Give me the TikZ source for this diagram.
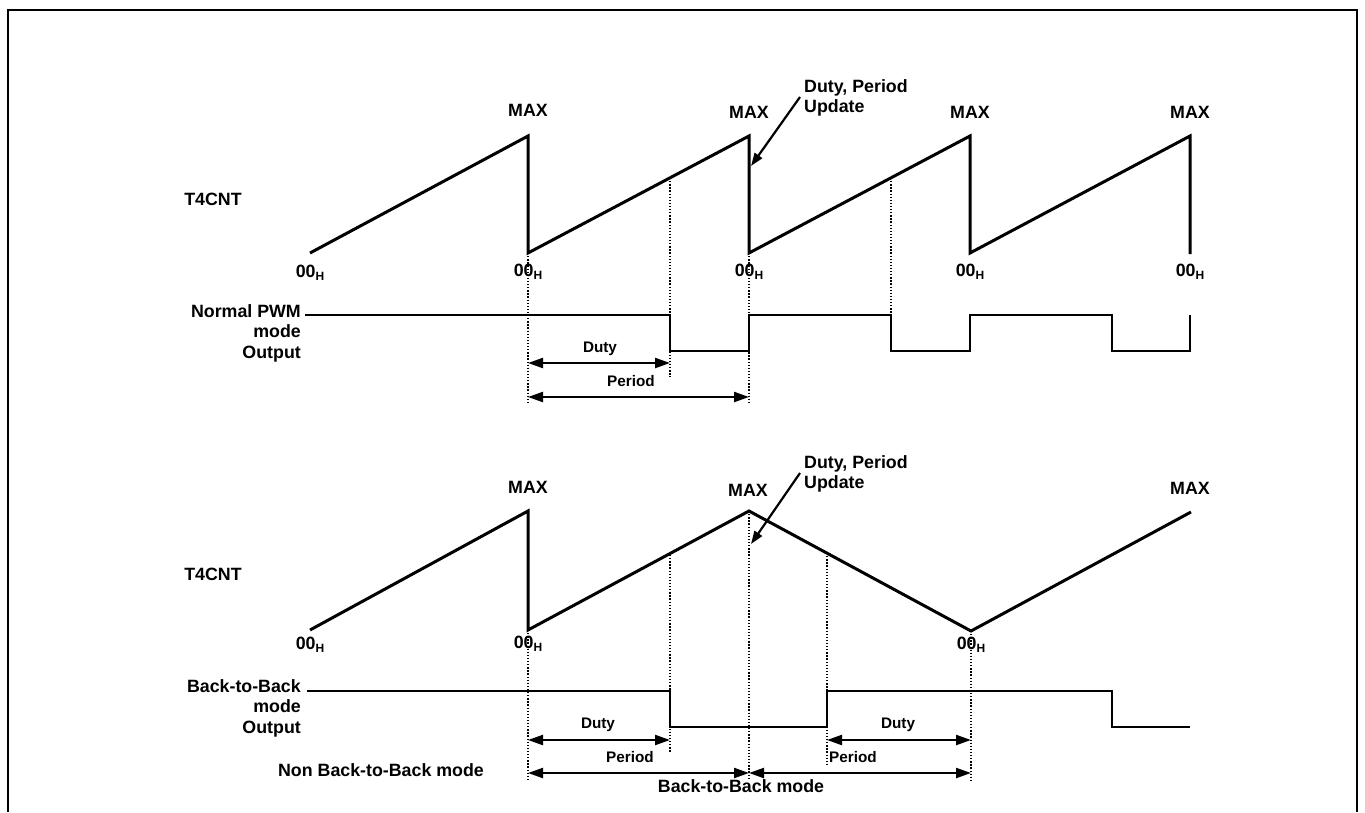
\documentclass[tikz,border=0pt]{standalone}
\usepackage{fontspec}
\setmainfont{Liberation Sans}
\usetikzlibrary{arrows.meta}
\newcommand{\zeroH}{00\raisebox{-3pt}{\fontsize{12}{12}\selectfont H}}
\begin{document}
\begin{tikzpicture}[x=1pt,y=-1pt,
 wave/.style={line width=3pt},
 outp/.style={line width=2.7pt},
 dotl/.style={line width=1.4pt, dash pattern=on 1.3pt off 1.8pt},
 dim/.style={line width=2.2pt, {Triangle[length=15pt,width=10pt]}-{Triangle[length=15pt,width=10pt]}},
 ptr/.style={line width=2.2pt, -{Triangle[length=13pt,width=9pt]}},
 lbl/.style={font=\fontsize{17.8}{20.5}\selectfont\bfseries, inner sep=0pt},
 sm/.style={font=\fontsize{15.3}{18}\selectfont\bfseries, inner sep=0pt},
 frame/.style={line width=2.4pt}]
\useasboundingbox (0,0) rectangle (1365,812);
% frame
\coordinate (F1) at (8,812); \coordinate (F2) at (8,10);
\coordinate (F3) at (1357,10); \coordinate (F4) at (1357,812);
\draw[frame] (F1) -- (F2) -- (F3) -- (F4);

% ================= TOP: Normal PWM =================
\coordinate (A0) at (310,253);
\coordinate (A1t) at (528,136); \coordinate (A1b) at (528,253);
\coordinate (A2t) at (749,136); \coordinate (A2b) at (749,253);
\coordinate (A3t) at (970,136); \coordinate (A3b) at (970,253);
\coordinate (A4t) at (1190,136); \coordinate (A4b) at (1190,254);
\draw[wave] (A0) -- (A1t) -- (A1b) -- (A2t) -- (A2b) -- (A3t) -- (A3b) -- (A4t) -- (A4b);
\coordinate (Ad1) at (670,178); \coordinate (Ad2) at (891,178);

\node[lbl] (T1) at (213,199) {T4CNT};
\node[lbl] (Mx1) at (528,110) {MAX};
\node[lbl] (Mx2) at (749,112) {MAX};
\node[lbl] (Mx3) at (970,112) {MAX};
\node[lbl] (Mx4) at (1190,112) {MAX};
\node[lbl] (Z0) at (310,273) {\zeroH};
\node[lbl] (Z1) at (528,272) {\zeroH};
\node[lbl] (Z2) at (749,272) {\zeroH};
\node[lbl] (Z3) at (970,272) {\zeroH};
\node[lbl] (Z4) at (1190,272) {\zeroH};
\node[lbl, align=left, anchor=west] (U1) at (804,98) {Duty, Period\\Update};
\coordinate (U1s) at (800,97); \coordinate (U1e) at (751,166);
\draw[ptr] (U1s) -- (U1e);

\node[lbl, align=right, anchor=east] (N1) at (301,333) {Normal PWM\\mode\\Output};
\coordinate (O0) at (305,315);
\coordinate (O1) at (670,315); \coordinate (O2) at (670,351);
\coordinate (O3) at (749,351); \coordinate (O4) at (749,315);
\coordinate (O5) at (891,315); \coordinate (O6) at (891,351);
\coordinate (O7) at (970,351); \coordinate (O8) at (970,315);
\coordinate (O9) at (1112,315); \coordinate (O10) at (1112,351);
\coordinate (O11) at (1190,351); \coordinate (O12) at (1190,315);
\draw[outp] (O0) -- (O1) -- (O2) -- (O3) -- (O4) -- (O5) -- (O6) -- (O7) -- (O8) -- (O9) -- (O10) -- (O11) -- (O12);

\coordinate (D1e) at (528,403); \coordinate (D2e) at (670,377);
\coordinate (D3e) at (749,403); \coordinate (D4e) at (891,315);
\draw[dotl] (A1b) -- (D1e);
\draw[dotl] (Ad1) -- (D2e);
\draw[dotl] (A2b) -- (D3e);
\draw[dotl] (Ad2) -- (D4e);

\coordinate (P1a) at (528,363); \coordinate (P1b) at (670,363);
\coordinate (P2a) at (528,397); \coordinate (P2b) at (749,397);
\draw[dim] (P1a) -- (P1b);
\draw[dim] (P2a) -- (P2b);
\node[sm] (Du1) at (600,349) {Duty};
\node[sm] (Pe1) at (631,381) {Period};

% ================= BOTTOM: Back-to-Back =================
\coordinate (B0) at (310,630);
\coordinate (B1t) at (528,511); \coordinate (B1b) at (528,630);
\coordinate (B2t) at (749,511);
\coordinate (B3b) at (971,631);
\coordinate (B4) at (1191,512);
\draw[wave] (B0) -- (B1t) -- (B1b) -- (B2t) -- (B3b) -- (B4);
\coordinate (Bd1) at (670,555); \coordinate (Bd2) at (827,553);

\node[lbl] (T2) at (213,574) {T4CNT};
\node[lbl] (My1) at (528,487) {MAX};
\node[lbl] (My2) at (748,490) {MAX};
\node[lbl] (My3) at (1190,488) {MAX};
\node[lbl] (Y0) at (310,645) {\zeroH};
\node[lbl] (Y1) at (528,644) {\zeroH};
\node[lbl] (Y3) at (971,645) {\zeroH};
\node[lbl, align=left, anchor=west] (U2) at (804,474) {Duty, Period\\Update};
\coordinate (U2s) at (800,473); \coordinate (U2e) at (751,544);
\draw[ptr] (U2s) -- (U2e);

\node[lbl, align=right, anchor=east] (N2) at (301,708) {Back-to-Back\\mode\\Output};
\coordinate (Q0) at (307,691);
\coordinate (Q1) at (670,691); \coordinate (Q2) at (670,727);
\coordinate (Q3) at (827,727); \coordinate (Q4) at (827,691);
\coordinate (Q5) at (1112,691); \coordinate (Q6) at (1112,727);
\coordinate (Q7) at (1190,727);
\draw[outp] (Q0) -- (Q1) -- (Q2) -- (Q3) -- (Q4) -- (Q5) -- (Q6) -- (Q7);

\coordinate (E1e) at (528,780); \coordinate (E2e) at (670,753);
\coordinate (E3e) at (749,780); \coordinate (E4e) at (827,765);
\coordinate (E5e) at (971,780);
\draw[dotl] (B1b) -- (E1e);
\draw[dotl] (Bd1) -- (E2e);
\draw[dotl] (B2t) -- (E3e);
\draw[dotl] (Bd2) -- (E4e);
\draw[dotl] (B3b) -- (E5e);

\coordinate (R1a) at (528,740); \coordinate (R1b) at (670,740);
\coordinate (R2a) at (827,740); \coordinate (R2b) at (971,740);
\coordinate (R3a) at (528,773); \coordinate (R3b) at (749,773);
\coordinate (R4b) at (971,773);
\draw[dim] (R1a) -- (R1b);
\draw[dim] (R2a) -- (R2b);
\draw[dim] (R3a) -- (R3b);
\draw[dim] (R3b) -- (R4b);
\node[sm] (Du2) at (598,725) {Duty};
\node[sm] (Du3) at (898,725) {Duty};
\node[sm] (Pe2) at (630,757) {Period};
\node[sm, anchor=west] (Pe3) at (829,757) {Period};
\node[lbl] (NB) at (381,770) {Non Back-to-Back mode};
\node[lbl] (BB) at (741,786) {Back-to-Back mode};
\end{tikzpicture}
\end{document}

::::::

The problem
Quote the data exactly, leaving every image out of the copy.

Finished task
Give me the TikZ source for this diagram.
\documentclass[tikz,border=0pt]{standalone}
\usepackage{fontspec}
\setmainfont{Liberation Sans}
\usetikzlibrary{arrows.meta}
\newcommand{\zeroH}{00\raisebox{-3pt}{\fontsize{12}{12}\selectfont H}}
\begin{document}
\begin{tikzpicture}[x=1pt,y=-1pt,
 wave/.style={line width=3pt},
 outp/.style={line width=2.7pt},
 dotl/.style={line width=1.4pt, dash pattern=on 1.3pt off 1.8pt},
 dim/.style={line width=2.2pt, {Triangle[length=15pt,width=10pt]}-{Triangle[length=15pt,width=10pt]}},
 ptr/.style={line width=2.2pt, -{Triangle[length=13pt,width=9pt]}},
 lbl/.style={font=\fontsize{17.8}{20.5}\selectfont\bfseries, inner sep=0pt},
 sm/.style={font=\fontsize{15.3}{18}\selectfont\bfseries, inner sep=0pt},
 frame/.style={line width=2.4pt}]
\useasboundingbox (0,0) rectangle (1365,812);
% frame
\coordinate (F1) at (8,812); \coordinate (F2) at (8,10);
\coordinate (F3) at (1357,10); \coordinate (F4) at (1357,812);
\draw[frame] (F1) -- (F2) -- (F3) -- (F4);

% ================= TOP: Normal PWM =================
\coordinate (A0) at (310,253);
\coordinate (A1t) at (528,136); \coordinate (A1b) at (528,253);
\coordinate (A2t) at (749,136); \coordinate (A2b) at (749,253);
\coordinate (A3t) at (970,136); \coordinate (A3b) at (970,253);
\coordinate (A4t) at (1190,136); \coordinate (A4b) at (1190,254);
\draw[wave] (A0) -- (A1t) -- (A1b) -- (A2t) -- (A2b) -- (A3t) -- (A3b) -- (A4t) -- (A4b);
\coordinate (Ad1) at (670,178); \coordinate (Ad2) at (891,178);

\node[lbl] (T1) at (213,199) {T4CNT};
\node[lbl] (Mx1) at (528,110) {MAX};
\node[lbl] (Mx2) at (749,112) {MAX};
\node[lbl] (Mx3) at (970,112) {MAX};
\node[lbl] (Mx4) at (1190,112) {MAX};
\node[lbl] (Z0) at (310,273) {\zeroH};
\node[lbl] (Z1) at (528,272) {\zeroH};
\node[lbl] (Z2) at (749,272) {\zeroH};
\node[lbl] (Z3) at (970,272) {\zeroH};
\node[lbl] (Z4) at (1190,272) {\zeroH};
\node[lbl, align=left, anchor=west] (U1) at (804,98) {Duty, Period\\Update};
\coordinate (U1s) at (800,97); \coordinate (U1e) at (751,166);
\draw[ptr] (U1s) -- (U1e);

\node[lbl, align=right, anchor=east] (N1) at (301,333) {Normal PWM\\mode\\Output};
\coordinate (O0) at (305,315);
\coordinate (O1) at (670,315); \coordinate (O2) at (670,351);
\coordinate (O3) at (749,351); \coordinate (O4) at (749,315);
\coordinate (O5) at (891,315); \coordinate (O6) at (891,351);
\coordinate (O7) at (970,351); \coordinate (O8) at (970,315);
\coordinate (O9) at (1112,315); \coordinate (O10) at (1112,351);
\coordinate (O11) at (1190,351); \coordinate (O12) at (1190,315);
\draw[outp] (O0) -- (O1) -- (O2) -- (O3) -- (O4) -- (O5) -- (O6) -- (O7) -- (O8) -- (O9) -- (O10) -- (O11) -- (O12);

\coordinate (D1e) at (528,403); \coordinate (D2e) at (670,377);
\coordinate (D3e) at (749,403); \coordinate (D4e) at (891,315);
\draw[dotl] (A1b) -- (D1e);
\draw[dotl] (Ad1) -- (D2e);
\draw[dotl] (A2b) -- (D3e);
\draw[dotl] (Ad2) -- (D4e);

\coordinate (P1a) at (528,363); \coordinate (P1b) at (670,363);
\coordinate (P2a) at (528,397); \coordinate (P2b) at (749,397);
\draw[dim] (P1a) -- (P1b);
\draw[dim] (P2a) -- (P2b);
\node[sm] (Du1) at (600,349) {Duty};
\node[sm] (Pe1) at (631,381) {Period};

% ================= BOTTOM: Back-to-Back =================
\coordinate (B0) at (310,630);
\coordinate (B1t) at (528,511); \coordinate (B1b) at (528,630);
\coordinate (B2t) at (749,511);
\coordinate (B3b) at (971,631);
\coordinate (B4) at (1191,512);
\draw[wave] (B0) -- (B1t) -- (B1b) -- (B2t) -- (B3b) -- (B4);
\coordinate (Bd1) at (670,555); \coordinate (Bd2) at (827,553);

\node[lbl] (T2) at (213,574) {T4CNT};
\node[lbl] (My1) at (528,487) {MAX};
\node[lbl] (My2) at (748,490) {MAX};
\node[lbl] (My3) at (1190,488) {MAX};
\node[lbl] (Y0) at (310,645) {\zeroH};
\node[lbl] (Y1) at (528,644) {\zeroH};
\node[lbl] (Y3) at (971,645) {\zeroH};
\node[lbl, align=left, anchor=west] (U2) at (804,474) {Duty, Period\\Update};
\coordinate (U2s) at (800,473); \coordinate (U2e) at (751,544);
\draw[ptr] (U2s) -- (U2e);

\node[lbl, align=right, anchor=east] (N2) at (301,708) {Back-to-Back\\mode\\Output};
\coordinate (Q0) at (307,691);
\coordinate (Q1) at (670,691); \coordinate (Q2) at (670,727);
\coordinate (Q3) at (827,727); \coordinate (Q4) at (827,691);
\coordinate (Q5) at (1112,691); \coordinate (Q6) at (1112,727);
\coordinate (Q7) at (1190,727);
\draw[outp] (Q0) -- (Q1) -- (Q2) -- (Q3) -- (Q4) -- (Q5) -- (Q6) -- (Q7);

\coordinate (E1e) at (528,780); \coordinate (E2e) at (670,753);
\coordinate (E3e) at (749,780); \coordinate (E4e) at (827,765);
\coordinate (E5e) at (971,780);
\draw[dotl] (B1b) -- (E1e);
\draw[dotl] (Bd1) -- (E2e);
\draw[dotl] (B2t) -- (E3e);
\draw[dotl] (Bd2) -- (E4e);
\draw[dotl] (B3b) -- (E5e);

\coordinate (R1a) at (528,740); \coordinate (R1b) at (670,740);
\coordinate (R2a) at (827,740); \coordinate (R2b) at (971,740);
\coordinate (R3a) at (528,773); \coordinate (R3b) at (749,773);
\coordinate (R4b) at (971,773);
\draw[dim] (R1a) -- (R1b);
\draw[dim] (R2a) -- (R2b);
\draw[dim] (R3a) -- (R3b);
\draw[dim] (R3b) -- (R4b);
\node[sm] (Du2) at (598,725) {Duty};
\node[sm] (Du3) at (898,725) {Duty};
\node[sm] (Pe2) at (630,757) {Period};
\node[sm, anchor=west] (Pe3) at (829,757) {Period};
\node[lbl] (NB) at (381,770) {Non Back-to-Back mode};
\node[lbl] (BB) at (741,786) {Back-to-Back mode};
\end{tikzpicture}
\end{document}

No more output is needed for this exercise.